Jason Miller, Mr Trump’s senior communications adviser during the campaign, was named White House communications director before Christmas, but then withdrew his candidacy citing family reasons. His withdrawal came not long after AJ Delgado, another Trump cable news surrogate, posted a series of tweets, calling Mr Miller “the baby daddy” and appearing to call him “The 2016 version of John Edwards”. Mr Edwards, a former US senator and Democratic presidential candidate, had an extramarital affair with his campaign videographer. Ms Delgado later deactivated her Twitter account.
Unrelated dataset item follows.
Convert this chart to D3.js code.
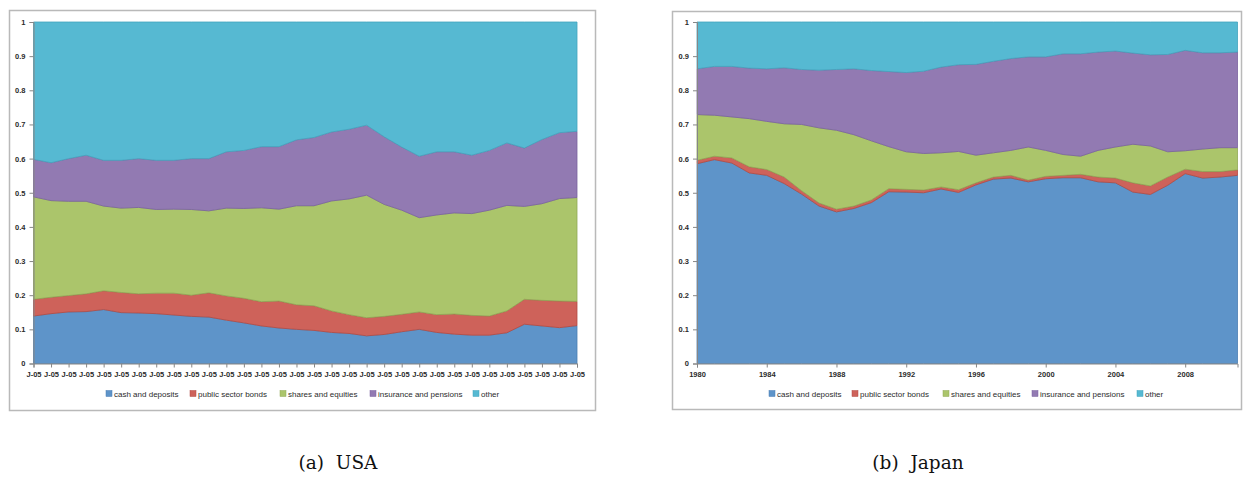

She is listed as a senior adviser on the transition team, while Mr Miller had been Mr Trump’s transition communications director.
Elsewhere, Katrina Pierson, Mr Trump’s national spokesperson for most of the campaign and a mainstay of cable news, remains a senior adviser to the transition but as of this week had not been given a formal job in the administration.
Chris Christie, the New Jersey governor who broke ranks with his party to support Mr Trump early in the Republican primary, appears to have been officially shut out of the cabinet, despite once being seen as a likely contender for vice-president or attorney-general.
Last year, Mr Christie was demoted as head of Mr Trump’s transition team to vice-chair — even as one of his former aides, Bill Stepien retained his senior position on the transition team, eventually being named Mr Trump’s White House political director this past week.
The Trump campaign did not respond to requests for comment on the surrogate appointments, and declined to make the surrogates who remain members of the transition team available for interview.
While some of Mr Trump’s picks might seem unusual on the surface, it is worth, at least in the beginning, giving them the benefit of the doubt, said Carl Sferrazza Anthony, historian of the National First Ladies’ Library, citing the example of Ms Manigault. “There has clearly got to be some strength and some talents she possess that wouldn’t seem analogous to being a reality TV actor,” he said. “It’s certainly not for name recognition that I think she is being named to that position.”
(Indeed, Ms Manigault previously held several junior level posts in Bill Clinton’s White House.)
How much the arrival of the Trump family will change Washington is still to be determined, said Gil Troy, an American presidential historian and professor at McGill University.
“What’s particularly interesting about Trump is he is completely outside the system and changing the rules in so many ways,” Mr Troy said, citing as an example the decision of Melania Trump and their son Barron to remain in Manhattan for the rest of the school year, rather than taking up residence as the immediate first family.
Still, Mr Troy said there was a risk of overestimating how much Mr Trump and his circle of campaign surrogates might end up changing the capital. “On the one hand, Washington is, was and always will be Washington. There is a certain kind of continuity about Washington that withstands presidents,” he said.